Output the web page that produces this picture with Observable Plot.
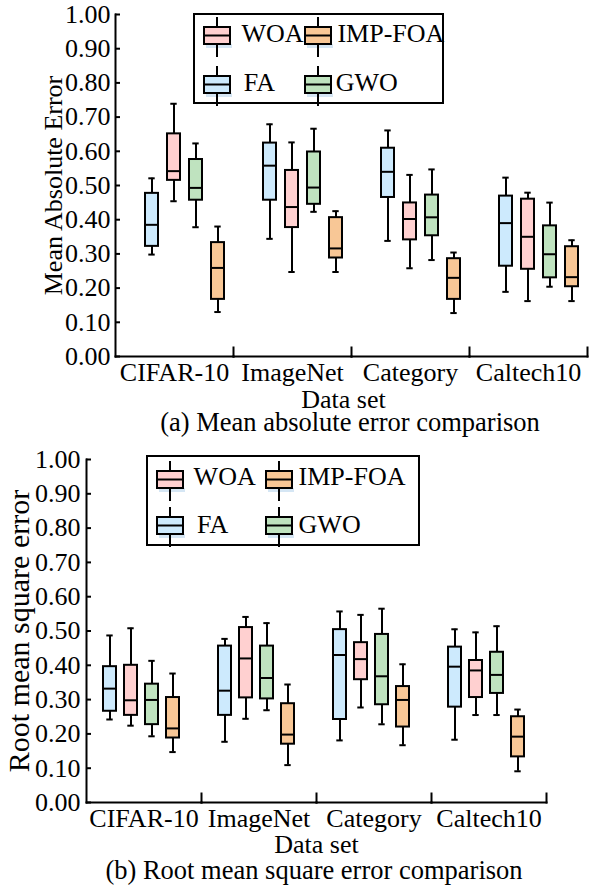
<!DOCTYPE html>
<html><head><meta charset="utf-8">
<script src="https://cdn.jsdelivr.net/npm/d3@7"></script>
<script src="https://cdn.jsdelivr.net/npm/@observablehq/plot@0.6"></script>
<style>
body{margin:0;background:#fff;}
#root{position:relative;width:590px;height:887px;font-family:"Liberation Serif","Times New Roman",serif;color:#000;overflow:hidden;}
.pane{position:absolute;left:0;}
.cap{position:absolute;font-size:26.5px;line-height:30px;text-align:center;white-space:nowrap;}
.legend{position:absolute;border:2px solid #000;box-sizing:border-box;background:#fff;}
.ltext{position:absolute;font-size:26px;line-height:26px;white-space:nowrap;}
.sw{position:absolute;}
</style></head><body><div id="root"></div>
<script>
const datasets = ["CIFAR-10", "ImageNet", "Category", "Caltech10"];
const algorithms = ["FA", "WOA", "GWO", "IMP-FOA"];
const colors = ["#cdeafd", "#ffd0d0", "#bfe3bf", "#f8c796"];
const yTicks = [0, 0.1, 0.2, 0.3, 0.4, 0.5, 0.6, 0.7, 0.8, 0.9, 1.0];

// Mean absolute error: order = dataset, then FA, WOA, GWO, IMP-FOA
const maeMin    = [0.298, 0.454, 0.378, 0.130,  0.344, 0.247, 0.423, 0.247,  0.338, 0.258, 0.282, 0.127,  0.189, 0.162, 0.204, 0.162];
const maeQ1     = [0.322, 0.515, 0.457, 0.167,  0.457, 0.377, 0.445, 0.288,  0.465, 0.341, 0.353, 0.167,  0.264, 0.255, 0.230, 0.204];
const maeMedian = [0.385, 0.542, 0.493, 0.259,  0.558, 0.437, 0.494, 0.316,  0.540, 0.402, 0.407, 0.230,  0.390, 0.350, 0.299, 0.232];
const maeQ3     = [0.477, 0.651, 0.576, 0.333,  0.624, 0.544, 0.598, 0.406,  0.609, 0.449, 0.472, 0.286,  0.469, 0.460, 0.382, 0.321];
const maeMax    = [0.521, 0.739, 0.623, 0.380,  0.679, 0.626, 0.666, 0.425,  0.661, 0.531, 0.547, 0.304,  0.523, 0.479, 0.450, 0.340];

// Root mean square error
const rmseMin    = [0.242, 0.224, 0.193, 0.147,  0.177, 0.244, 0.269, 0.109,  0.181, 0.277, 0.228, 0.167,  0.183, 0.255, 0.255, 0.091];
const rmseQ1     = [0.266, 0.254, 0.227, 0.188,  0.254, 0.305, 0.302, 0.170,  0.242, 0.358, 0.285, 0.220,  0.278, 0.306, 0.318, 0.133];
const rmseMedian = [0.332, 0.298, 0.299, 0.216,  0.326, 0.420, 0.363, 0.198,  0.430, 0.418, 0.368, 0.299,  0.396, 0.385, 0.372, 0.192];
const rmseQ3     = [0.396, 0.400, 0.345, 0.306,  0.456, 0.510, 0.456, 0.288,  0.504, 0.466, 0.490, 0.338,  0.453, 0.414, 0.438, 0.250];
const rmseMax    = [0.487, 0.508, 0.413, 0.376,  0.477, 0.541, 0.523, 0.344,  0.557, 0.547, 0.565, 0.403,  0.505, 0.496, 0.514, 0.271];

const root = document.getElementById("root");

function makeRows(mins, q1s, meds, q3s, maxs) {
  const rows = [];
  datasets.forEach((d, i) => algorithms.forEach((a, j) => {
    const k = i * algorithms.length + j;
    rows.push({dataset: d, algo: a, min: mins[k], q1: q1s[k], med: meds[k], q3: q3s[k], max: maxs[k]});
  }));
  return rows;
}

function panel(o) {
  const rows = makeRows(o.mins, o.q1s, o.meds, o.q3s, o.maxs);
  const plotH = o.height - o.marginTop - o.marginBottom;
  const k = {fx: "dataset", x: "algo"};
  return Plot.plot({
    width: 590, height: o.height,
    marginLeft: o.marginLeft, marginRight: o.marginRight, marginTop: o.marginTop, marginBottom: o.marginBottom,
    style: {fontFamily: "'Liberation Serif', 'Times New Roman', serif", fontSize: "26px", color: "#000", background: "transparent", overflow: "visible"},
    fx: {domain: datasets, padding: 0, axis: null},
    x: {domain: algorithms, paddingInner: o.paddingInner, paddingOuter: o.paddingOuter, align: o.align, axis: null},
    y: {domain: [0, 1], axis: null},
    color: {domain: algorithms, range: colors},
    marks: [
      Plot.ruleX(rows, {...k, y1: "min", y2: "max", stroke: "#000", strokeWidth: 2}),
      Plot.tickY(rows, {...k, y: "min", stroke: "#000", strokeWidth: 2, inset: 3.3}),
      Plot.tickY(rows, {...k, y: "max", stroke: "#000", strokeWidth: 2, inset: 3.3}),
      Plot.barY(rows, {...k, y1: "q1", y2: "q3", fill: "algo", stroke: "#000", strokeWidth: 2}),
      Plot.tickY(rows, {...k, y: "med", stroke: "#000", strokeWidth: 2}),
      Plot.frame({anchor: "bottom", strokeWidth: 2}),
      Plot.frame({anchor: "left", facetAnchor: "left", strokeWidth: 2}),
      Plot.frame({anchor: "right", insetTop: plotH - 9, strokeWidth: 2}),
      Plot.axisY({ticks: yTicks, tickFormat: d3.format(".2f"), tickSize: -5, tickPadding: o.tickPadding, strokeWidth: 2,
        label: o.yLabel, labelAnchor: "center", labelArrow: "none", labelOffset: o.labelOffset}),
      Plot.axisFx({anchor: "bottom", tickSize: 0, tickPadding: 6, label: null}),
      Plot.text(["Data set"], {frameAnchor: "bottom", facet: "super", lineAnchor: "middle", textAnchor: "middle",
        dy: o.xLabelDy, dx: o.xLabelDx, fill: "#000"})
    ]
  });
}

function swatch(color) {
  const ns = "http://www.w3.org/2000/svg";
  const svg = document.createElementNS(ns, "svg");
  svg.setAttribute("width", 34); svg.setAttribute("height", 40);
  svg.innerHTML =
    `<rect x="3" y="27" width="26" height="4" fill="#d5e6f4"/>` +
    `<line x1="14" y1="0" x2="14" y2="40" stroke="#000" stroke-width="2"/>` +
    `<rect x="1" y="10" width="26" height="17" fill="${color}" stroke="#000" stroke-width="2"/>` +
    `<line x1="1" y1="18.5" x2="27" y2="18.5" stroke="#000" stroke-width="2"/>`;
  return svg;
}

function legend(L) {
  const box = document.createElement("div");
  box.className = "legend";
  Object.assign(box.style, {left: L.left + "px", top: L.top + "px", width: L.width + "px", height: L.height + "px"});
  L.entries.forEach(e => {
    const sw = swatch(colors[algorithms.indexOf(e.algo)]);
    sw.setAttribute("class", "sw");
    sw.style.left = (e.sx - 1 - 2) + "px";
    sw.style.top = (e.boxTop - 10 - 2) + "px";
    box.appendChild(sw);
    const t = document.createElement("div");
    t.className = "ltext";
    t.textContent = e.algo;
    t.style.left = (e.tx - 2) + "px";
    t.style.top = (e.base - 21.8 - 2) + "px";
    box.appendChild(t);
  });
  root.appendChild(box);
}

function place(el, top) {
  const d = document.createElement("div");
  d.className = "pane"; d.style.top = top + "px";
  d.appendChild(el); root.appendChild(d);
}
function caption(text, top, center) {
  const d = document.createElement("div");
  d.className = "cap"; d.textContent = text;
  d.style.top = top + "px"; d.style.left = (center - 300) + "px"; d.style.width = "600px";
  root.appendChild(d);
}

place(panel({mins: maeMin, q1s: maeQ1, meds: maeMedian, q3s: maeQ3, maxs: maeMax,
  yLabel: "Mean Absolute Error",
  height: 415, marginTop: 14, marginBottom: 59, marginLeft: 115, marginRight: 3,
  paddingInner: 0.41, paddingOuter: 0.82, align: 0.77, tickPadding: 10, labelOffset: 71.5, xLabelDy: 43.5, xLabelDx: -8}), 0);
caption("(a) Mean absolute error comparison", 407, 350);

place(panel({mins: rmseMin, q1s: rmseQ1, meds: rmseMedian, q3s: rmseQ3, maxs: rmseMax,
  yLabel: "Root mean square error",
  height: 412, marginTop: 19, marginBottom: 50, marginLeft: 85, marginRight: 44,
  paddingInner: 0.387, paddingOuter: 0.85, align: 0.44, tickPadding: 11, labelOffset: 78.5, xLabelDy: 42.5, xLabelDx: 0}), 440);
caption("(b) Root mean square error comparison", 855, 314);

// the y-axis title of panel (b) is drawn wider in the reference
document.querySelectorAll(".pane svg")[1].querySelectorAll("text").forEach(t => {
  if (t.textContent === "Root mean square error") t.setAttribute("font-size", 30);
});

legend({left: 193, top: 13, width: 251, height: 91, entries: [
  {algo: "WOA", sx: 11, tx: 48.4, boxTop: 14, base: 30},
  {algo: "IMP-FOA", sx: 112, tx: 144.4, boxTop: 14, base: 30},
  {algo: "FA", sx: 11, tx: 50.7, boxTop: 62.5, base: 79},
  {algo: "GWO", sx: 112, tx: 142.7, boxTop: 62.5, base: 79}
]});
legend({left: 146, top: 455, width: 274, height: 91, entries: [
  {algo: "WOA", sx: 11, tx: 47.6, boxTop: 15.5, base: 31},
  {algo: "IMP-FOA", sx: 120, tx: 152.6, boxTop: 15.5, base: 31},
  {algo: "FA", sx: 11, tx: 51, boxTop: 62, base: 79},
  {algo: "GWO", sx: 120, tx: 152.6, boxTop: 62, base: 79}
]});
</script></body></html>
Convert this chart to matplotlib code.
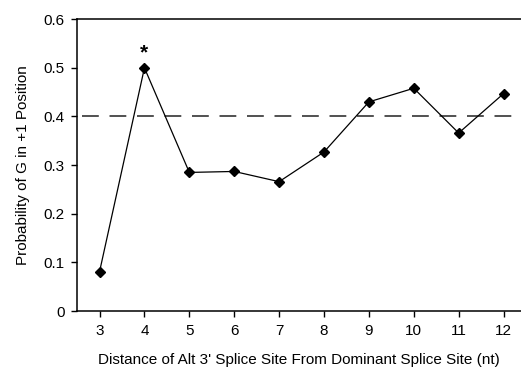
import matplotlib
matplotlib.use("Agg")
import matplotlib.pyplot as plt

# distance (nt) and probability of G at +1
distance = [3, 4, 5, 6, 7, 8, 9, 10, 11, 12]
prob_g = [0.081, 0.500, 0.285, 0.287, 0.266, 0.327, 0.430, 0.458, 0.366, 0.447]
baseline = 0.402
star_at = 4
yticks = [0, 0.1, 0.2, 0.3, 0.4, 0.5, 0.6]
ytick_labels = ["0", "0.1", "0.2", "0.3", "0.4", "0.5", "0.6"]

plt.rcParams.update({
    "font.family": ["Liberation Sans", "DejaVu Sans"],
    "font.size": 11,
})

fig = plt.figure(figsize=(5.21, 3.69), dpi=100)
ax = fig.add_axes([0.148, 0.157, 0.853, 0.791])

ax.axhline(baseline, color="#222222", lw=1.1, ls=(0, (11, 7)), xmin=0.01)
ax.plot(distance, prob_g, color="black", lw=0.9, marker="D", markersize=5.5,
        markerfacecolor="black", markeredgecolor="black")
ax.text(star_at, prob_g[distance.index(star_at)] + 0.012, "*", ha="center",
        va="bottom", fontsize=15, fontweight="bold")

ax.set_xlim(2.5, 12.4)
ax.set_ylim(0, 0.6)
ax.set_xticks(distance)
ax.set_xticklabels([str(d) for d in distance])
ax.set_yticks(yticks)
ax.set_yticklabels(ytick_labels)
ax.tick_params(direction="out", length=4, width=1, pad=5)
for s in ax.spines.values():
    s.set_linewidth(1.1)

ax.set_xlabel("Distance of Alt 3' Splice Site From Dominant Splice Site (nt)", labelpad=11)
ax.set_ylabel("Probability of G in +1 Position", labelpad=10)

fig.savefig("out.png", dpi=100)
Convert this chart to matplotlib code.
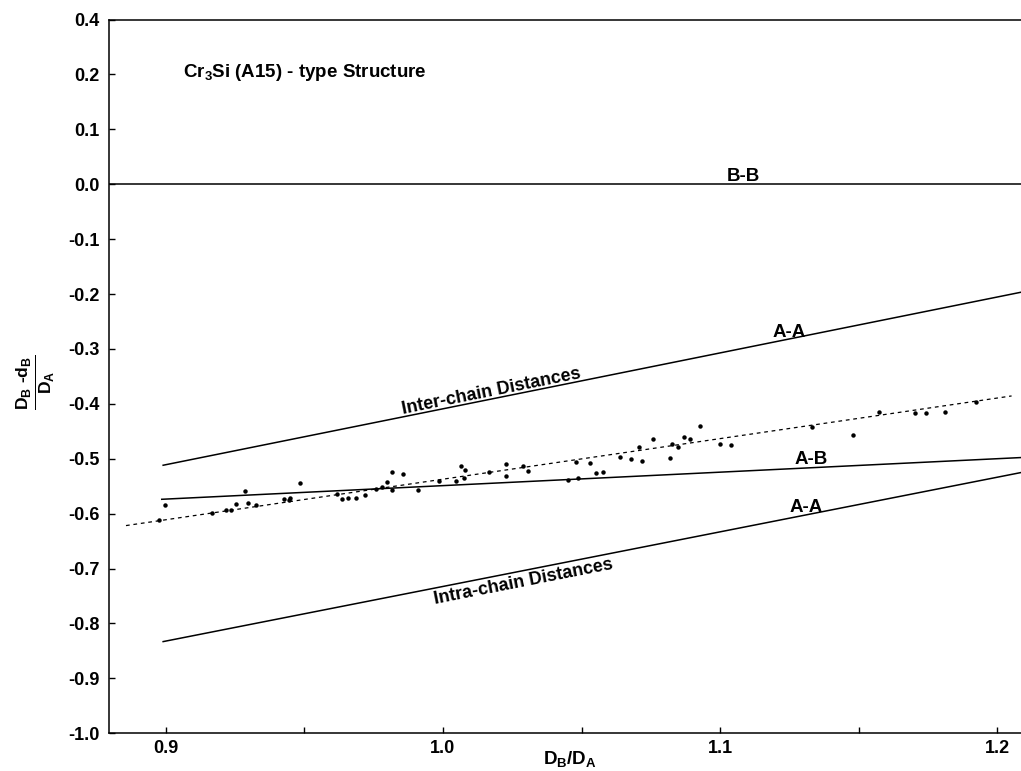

== == ==

### EXERCISE DESCRIPTION
In the data above, please extract the lines from the first one through the line with "0.8, 0.9, 1.0];", exactly, and keep pictures out.

### SOLUTION TO THIS TASK
Output the web page that produces this picture with Observable Plot.
<!DOCTYPE html>
<html><head><meta charset="utf-8">
<script src="https://cdn.jsdelivr.net/npm/d3@7"></script>
<script src="https://cdn.jsdelivr.net/npm/@observablehq/plot@0.6"></script>
<style>
body{margin:0;background:#fff;}
#root{position:relative;width:590px;height:887px;font-family:"Liberation Serif","Times New Roman",serif;color:#000;overflow:hidden;}
.pane{position:absolute;left:0;}
.cap{position:absolute;font-size:26.5px;line-height:30px;text-align:center;white-space:nowrap;}
.legend{position:absolute;border:2px solid #000;box-sizing:border-box;background:#fff;}
.ltext{position:absolute;font-size:26px;line-height:26px;white-space:nowrap;}
.sw{position:absolute;}
</style></head><body><div id="root"></div>
<script>
const datasets = ["CIFAR-10", "ImageNet", "Category", "Caltech10"];
const algorithms = ["FA", "WOA", "GWO", "IMP-FOA"];
const colors = ["#cdeafd", "#ffd0d0", "#bfe3bf", "#f8c796"];
const yTicks = [0, 0.1, 0.2, 0.3, 0.4, 0.5, 0.6, 0.7, 0.8, 0.9, 1.0];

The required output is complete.